DATA LINES =
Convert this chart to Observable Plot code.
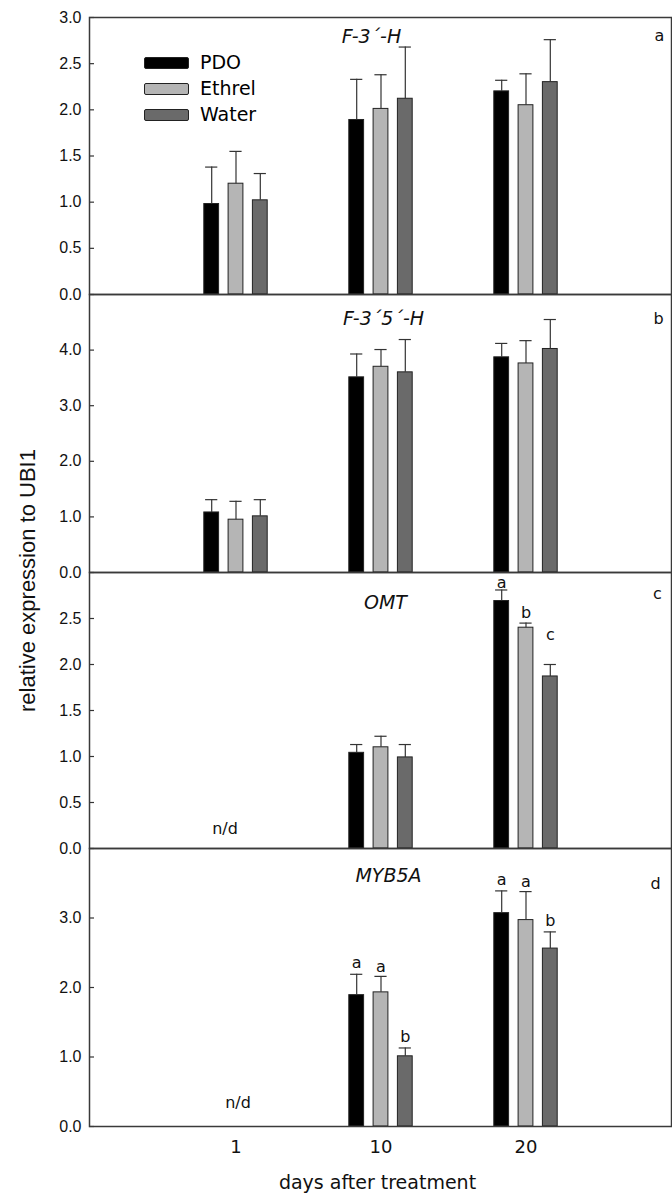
<!DOCTYPE html>
<html>
<head>
<meta charset="utf-8">
<script src="https://cdn.jsdelivr.net/npm/d3@7"></script>
<script src="https://cdn.jsdelivr.net/npm/@observablehq/plot@0.6"></script>
<style>
  body { margin: 0; background: #fff; }
  #chart { position: relative; width: 672px; height: 1194px; background: #fff; overflow: hidden; }
  #chart svg.panel { position: absolute; left: 0; }
  .legend { position: absolute; left: 144px; top: 57px; font-family: "DejaVu Sans", Verdana, sans-serif; font-size: 19px; color: #000; }
  .legend .row { position: absolute; left: 0; height: 12px; white-space: nowrap; }
  .legend .sw { position: absolute; left: 0; top: 0; width: 43px; height: 10px; border: 1px solid #222; border-radius: 2px; }
  .legend .lab { position: absolute; left: 56px; top: -5px; line-height: 20px; }
</style>
</head>
<body>
<div id="chart"></div>
<script>
// ---------- data ----------
const days = ["1", "10", "20"];
const treatments = ["PDO", "Ethrel", "Water"];
const fills = ["#000000", "#b5b5b5", "#6a6a6a"];

const genes = ["F-3´-H", "F-3´5´-H", "OMT", "MYB5A"];
const panelLetters = ["a", "b", "c", "d"];
const yMax = [3, 5, 3, 4];
const yTicksA = [0, 0.5, 1.0, 1.5, 2.0, 2.5, 3.0];
const yTicksB = [0, 1, 2, 3, 4];
const yTicksC = [0, 0.5, 1.0, 1.5, 2.0, 2.5];
const yTicksD = [0, 1, 2, 3];

// rows: PDO, Ethrel, Water ; columns: day 1, 10, 20
const f3hMean = [[0.98, 1.89, 2.20], [1.20, 2.01, 2.05], [1.02, 2.12, 2.30]];
const f3hSE   = [[0.40, 0.44, 0.12], [0.35, 0.37, 0.34], [0.29, 0.56, 0.46]];

const f35hMean = [[1.08, 3.51, 3.87], [0.95, 3.70, 3.76], [1.01, 3.60, 4.02]];
const f35hSE   = [[0.23, 0.42, 0.25], [0.33, 0.31, 0.41], [0.30, 0.59, 0.53]];

const omtMean = [[null, 1.04, 2.69], [null, 1.10, 2.40], [null, 0.99, 1.87]];
const omtSE   = [[null, 0.09, 0.12], [null, 0.12, 0.05], [null, 0.14, 0.13]];
const omtLetters = [[null, null, "a"], [null, null, "b"], [null, null, "c"]];

const mybMean = [[null, 1.89, 3.07], [null, 1.93, 2.97], [null, 1.01, 2.56]];
const mybSE   = [[null, 0.30, 0.32], [null, 0.23, 0.41], [null, 0.12, 0.24]];
const mybLetters = [[null, "a", "a"], [null, "a", "a"], [null, "b", "b"]];

const notDetected = [null, null, "n/d", "n/d"];

// ---------- build ----------
function buildRows(mean, se, letters) {
  const out = [];
  treatments.forEach((t, i) => days.forEach((d, j) => {
    if (mean[i][j] == null) return;
    out.push({day: d, trt: t, ti: i, mean: mean[i][j], top: mean[i][j] + se[i][j],
              letter: letters ? letters[i][j] : null});
  }));
  return out;
}

const panels = [
  {rows: buildRows(f3hMean, f3hSE), ticks: yTicksA, top: 17, bottom: 294,
   titleDx: -9, titleDy: 19, cornerDx: -12, cornerDy: 18, letterDy: [-11, -11, -11]},
  {rows: buildRows(f35hMean, f35hSE), ticks: yTicksB, top: 294, bottom: 572,
   titleDx: 3, titleDy: 24, cornerDx: -13, cornerDy: 24, letterDy: [-11, -11, -11]},
  {rows: buildRows(omtMean, omtSE, omtLetters), ticks: yTicksC, top: 572, bottom: 848,
   titleDx: 5, titleDy: 30, cornerDx: -14, cornerDy: 21, letterDy: [-7, -10, -30], ndDx: -11, ndDy: -20},
  {rows: buildRows(mybMean, mybSE, mybLetters), ticks: yTicksD, top: 848, bottom: 1126,
   titleDx: 8, titleDy: 27, cornerDx: -16, cornerDy: 35, letterDy: [-11, -10, -11], ndDx: 2, ndDy: -24}
];

const chart = document.getElementById("chart");
const step = 24.3;
const mt = 10;
const labelFont = "'DejaVu Sans', Verdana, sans-serif";

panels.forEach((p, k) => {
  const last = k === panels.length - 1;
  const mb = last ? 1194 - p.bottom : 10;
  const marks = [];
  treatments.forEach((t, i) => {
    const data = p.rows.filter(r => r.ti === i);
    const dx = (i - 1) * step;
    marks.push(Plot.barY(data, {x: "day", y: "mean", fill: fills[i], stroke: "#222", strokeWidth: 1,
                                insetLeft: 29.1, insetRight: 29.1, dx}));
    marks.push(Plot.ruleX(data, {x: "day", y1: "mean", y2: "top", stroke: "#333", strokeWidth: 1.2, dx}));
    marks.push(Plot.tickY(data, {x: "day", y: "top", stroke: "#333", strokeWidth: 1.2,
                                 insetLeft: 30.4, insetRight: 30.4, dx}));
    marks.push(Plot.text(data.filter(d => d.letter), {x: "day", y: "top", text: "letter", dx, dy: p.letterDy[i],
                                 fontFamily: labelFont, fontSize: 16, fill: "#111", lineAnchor: "middle"}));
  });
  if (notDetected[k]) {
    marks.push(Plot.text([{day: days[0], v: 0, t: notDetected[k]}],
      {x: "day", y: "v", text: "t", dx: p.ndDx, dy: p.ndDy, fontFamily: labelFont, fontSize: 16,
       fill: "#111", lineAnchor: "middle"}));
  }
  marks.push(Plot.text([genes[k]], {frameAnchor: "top", dx: p.titleDx, dy: p.titleDy, lineAnchor: "middle",
    fontFamily: labelFont, fontStyle: "italic", fontSize: 19, fill: "#111"}));
  marks.push(Plot.text([panelLetters[k]], {frameAnchor: "top-right", textAnchor: "middle", lineAnchor: "middle",
    dx: p.cornerDx, dy: p.cornerDy, fontFamily: labelFont, fontSize: 16, fill: "#111"}));
  // tick labels (outside) and inward tick marks
  marks.push(Plot.axisY(p.ticks, {tickFormat: d3.format(".1f"), tickSize: 0, tickPadding: 8,
    fontSize: 16, fill: "#111", label: null}));
  marks.push(Plot.axisY(p.ticks, {tickFormat: () => "", tickSize: 5, tickPadding: 0, dx: 5,
    stroke: "#333", strokeWidth: 1.2, label: null}));
  if (k === 2) {
    marks.push(Plot.text(["relative expression to UBI1"], {frameAnchor: "top-left", rotate: -90,
      textAnchor: "middle", lineAnchor: "middle", dx: -62, dy: 8, fontSize: 22, fill: "#111"}));
  }
  if (last) {
    marks.push(Plot.axisX({tickSize: 0, tickPadding: 14, fontSize: 18, fontFamily: labelFont,
      fill: "#111", label: null}));
    marks.push(Plot.text(["days after treatment"], {frameAnchor: "bottom", dx: -3, dy: 56, lineAnchor: "middle",
      fontFamily: labelFont, fontSize: 19, fill: "#111"}));
  }
  marks.push(Plot.frame({stroke: "#3a3a3a", strokeWidth: 1.5}));

  const svg = Plot.plot({
    width: 672,
    height: mt + (p.bottom - p.top) + mb,
    marginTop: mt, marginBottom: mb, marginLeft: 89, marginRight: 1,
    x: {domain: days, paddingInner: 0.5, paddingOuter: 0.75, axis: last ? undefined : null},
    y: {domain: [0, yMax[k]], axis: null},
    style: {background: "transparent", overflow: "visible", fontFamily: "'Liberation Sans', Arial, sans-serif",
            fontSize: "15px", color: "#111"},
    marks
  });
  svg.classList.add("panel");
  svg.style.top = (p.top - mt) + "px";
  chart.appendChild(svg);
});

// legend (inside panel a)
const legend = document.createElement("div");
legend.className = "legend";
treatments.forEach((t, i) => {
  const row = document.createElement("div");
  row.className = "row";
  row.style.top = (i * 26) + "px";
  const sw = document.createElement("div");
  sw.className = "sw";
  sw.style.background = fills[i];
  const lab = document.createElement("div");
  lab.className = "lab";
  lab.textContent = t;
  row.appendChild(sw); row.appendChild(lab);
  legend.appendChild(row);
});
chart.appendChild(legend);
</script>
</body>
</html>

CHALLENGE = Up to and including the line with "[0.30, 0.59, 0.53]];", copy the data above from its first line. Skip pictures.

THE OUTPUT =
Convert this chart to Observable Plot code.
<!DOCTYPE html>
<html>
<head>
<meta charset="utf-8">
<script src="https://cdn.jsdelivr.net/npm/d3@7"></script>
<script src="https://cdn.jsdelivr.net/npm/@observablehq/plot@0.6"></script>
<style>
  body { margin: 0; background: #fff; }
  #chart { position: relative; width: 672px; height: 1194px; background: #fff; overflow: hidden; }
  #chart svg.panel { position: absolute; left: 0; }
  .legend { position: absolute; left: 144px; top: 57px; font-family: "DejaVu Sans", Verdana, sans-serif; font-size: 19px; color: #000; }
  .legend .row { position: absolute; left: 0; height: 12px; white-space: nowrap; }
  .legend .sw { position: absolute; left: 0; top: 0; width: 43px; height: 10px; border: 1px solid #222; border-radius: 2px; }
  .legend .lab { position: absolute; left: 56px; top: -5px; line-height: 20px; }
</style>
</head>
<body>
<div id="chart"></div>
<script>
// ---------- data ----------
const days = ["1", "10", "20"];
const treatments = ["PDO", "Ethrel", "Water"];
const fills = ["#000000", "#b5b5b5", "#6a6a6a"];

const genes = ["F-3´-H", "F-3´5´-H", "OMT", "MYB5A"];
const panelLetters = ["a", "b", "c", "d"];
const yMax = [3, 5, 3, 4];
const yTicksA = [0, 0.5, 1.0, 1.5, 2.0, 2.5, 3.0];
const yTicksB = [0, 1, 2, 3, 4];
const yTicksC = [0, 0.5, 1.0, 1.5, 2.0, 2.5];
const yTicksD = [0, 1, 2, 3];

// rows: PDO, Ethrel, Water ; columns: day 1, 10, 20
const f3hMean = [[0.98, 1.89, 2.20], [1.20, 2.01, 2.05], [1.02, 2.12, 2.30]];
const f3hSE   = [[0.40, 0.44, 0.12], [0.35, 0.37, 0.34], [0.29, 0.56, 0.46]];

const f35hMean = [[1.08, 3.51, 3.87], [0.95, 3.70, 3.76], [1.01, 3.60, 4.02]];
const f35hSE   = [[0.23, 0.42, 0.25], [0.33, 0.31, 0.41], [0.30, 0.59, 0.53]];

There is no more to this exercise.